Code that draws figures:
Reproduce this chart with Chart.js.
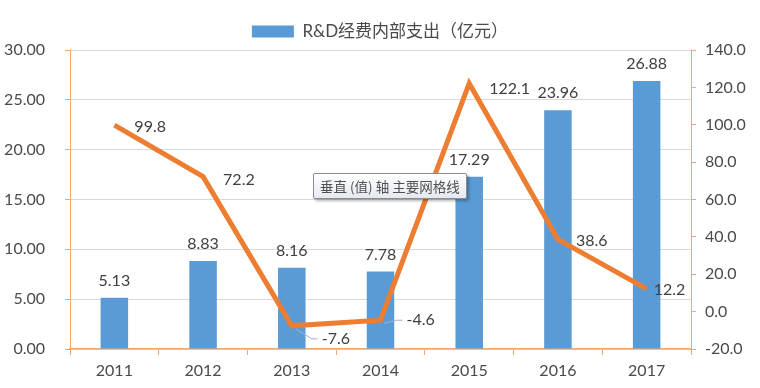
<!DOCTYPE html>
<html>
<head>
<meta charset="utf-8">
<script src="https://cdn.jsdelivr.net/npm/chart.js@4.4.1/dist/chart.umd.min.js"></script>
<style>
  html, body { margin: 0; padding: 0; background: #fff; }
  #wrap { position: relative; width: 760px; height: 388px; }
  #tip {
    position: absolute; left: 313px; top: 173px;
    padding: 2px 6px; border: 1px solid #8c8c8c; border-radius: 2px;
    background: linear-gradient(#ffffff, #e4e9f2);
    box-shadow: 2px 2px 3px rgba(0,0,0,0.3);
    font: 13.5px 'Noto Sans CJK SC', sans-serif; color: #505050; white-space: nowrap;
  }
</style>
</head>
<body>
<div id="wrap">
  <canvas id="myChart" width="760" height="388"></canvas>
  <div id="tip">垂直 (值) 轴 主要网格线</div>
</div>
<script>
'use strict';
let years = ['2011', '2012', '2013', '2014', '2015', '2016', '2017'];
let spending = [5.13, 8.83, 8.16, 7.78, 17.29, 23.96, 26.88];
let growth = [99.8, 72.2, -7.6, -4.6, 122.1, 38.6, 12.2];
let barLabel = 'R&D经费内部支出（亿元）';
let growthLabel = '增长率';

// where each growth label sits relative to its point
let growthOffsets = [[20, 2], [20, 3], [30, 13], [26, 0], [20, 5], [18, 1], [7, 1]];

let fontFamily = "Lato, 'Noto Sans CJK SC', sans-serif";
let orangeAxis = '#F0A870';
let textColor = '#4a4a4a';

let labelPlugin = {
    id: 'valueLabels',
    afterDatasetsDraw(chart) {
        let ctx = chart.ctx;
        ctx.save();
        ctx.font = '16px ' + fontFamily;
        ctx.fillStyle = '#404040';
        ctx.textBaseline = 'middle';

        let barMeta = chart.getDatasetMeta(0);
        ctx.textAlign = 'center';
        barMeta.data.forEach(function (bar, i) {
            ctx.fillText(spending[i].toFixed(2), bar.x, bar.y - 17);
        });

        let lineMeta = chart.getDatasetMeta(1);
        ctx.textAlign = 'left';
        lineMeta.data.forEach(function (pt, i) {
            let dx = growthOffsets[i][0];
            let dy = growthOffsets[i][1];
            if (growth[i] < 0) {
                ctx.strokeStyle = '#9DB3CF';
                ctx.lineWidth = 1;
                ctx.beginPath();
                ctx.moveTo(pt.x + 4, pt.y + 3);
                ctx.lineTo(pt.x + dx - 10, pt.y + dy);
                ctx.lineTo(pt.x + dx - 4, pt.y + dy);
                ctx.stroke();
            }
            ctx.fillText(growth[i].toFixed(1), pt.x + dx, pt.y + dy);
        });
        ctx.restore();
    }
};

let ctx = document.getElementById('myChart').getContext('2d');
let chart = new Chart(ctx, {
    type: 'bar',
    data: {
        labels: years,
        datasets: [
            {
                label: barLabel,
                data: spending,
                backgroundColor: '#5B9BD5',
                barPercentage: 0.31,
                categoryPercentage: 1,
                yAxisID: 'y',
                order: 2
            },
            {
                type: 'line',
                label: growthLabel,
                data: growth,
                borderColor: '#ED7D31',
                borderWidth: 5,
                pointRadius: 0,
                tension: 0,
                yAxisID: 'y1',
                order: 1
            }
        ]
    },
    options: {
        responsive: false,
        animation: false,
        layout: { padding: { top: 7, right: 0, left: 0, bottom: 0 } },
        plugins: {
            legend: {
                labels: {
                    filter: function (item) { return item.datasetIndex === 0; },
                    boxWidth: 42,
                    boxHeight: 12,
                    color: textColor,
                    font: { size: 17, family: fontFamily },
                    padding: 16
                }
            },
            tooltip: { enabled: false }
        },
        scales: {
            x: {
                grid: {
                    drawOnChartArea: false,
                    tickColor: orangeAxis,
                    tickLength: 6
                },
                border: { color: orangeAxis, width: 1.5 },
                ticks: { color: textColor, font: { size: 16, family: fontFamily }, padding: 6 },
                afterFit: function (scale) { scale.height = 39; }
            },
            y: {
                position: 'left',
                min: 0,
                max: 30,
                grid: { color: '#D9D9D9', tickColor: orangeAxis, tickLength: 5 },
                border: { color: orangeAxis },
                ticks: {
                    stepSize: 5,
                    color: textColor,
                    font: { size: 16, family: fontFamily },
                    padding: 20,
                    callback: function (v) { return v.toFixed(2); }
                },
                afterFit: function (scale) { scale.width = 70; }
            },
            y1: {
                position: 'right',
                min: -20,
                max: 140,
                grid: { drawOnChartArea: false, tickColor: orangeAxis, tickLength: 5 },
                border: { color: orangeAxis },
                ticks: {
                    stepSize: 20,
                    color: textColor,
                    font: { size: 16, family: fontFamily },
                    padding: 9,
                    callback: function (v) { return v.toFixed(1); }
                },
                afterFit: function (scale) { scale.width = 69; }
            }
        }
    },
    plugins: [labelPlugin]
});
</script>
</body>
</html>
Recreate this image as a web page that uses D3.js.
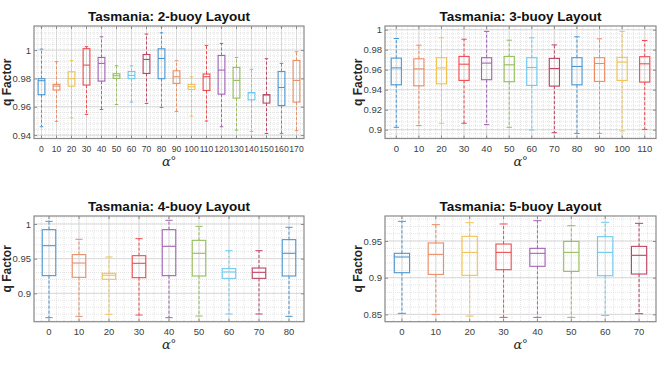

• [The request] Identify the lines of the data that contain the word "this". Copy each of them.

• [Task answer]
Reproduce this chart with Chart.js.
Recreate this image as a web page that uses D3.js.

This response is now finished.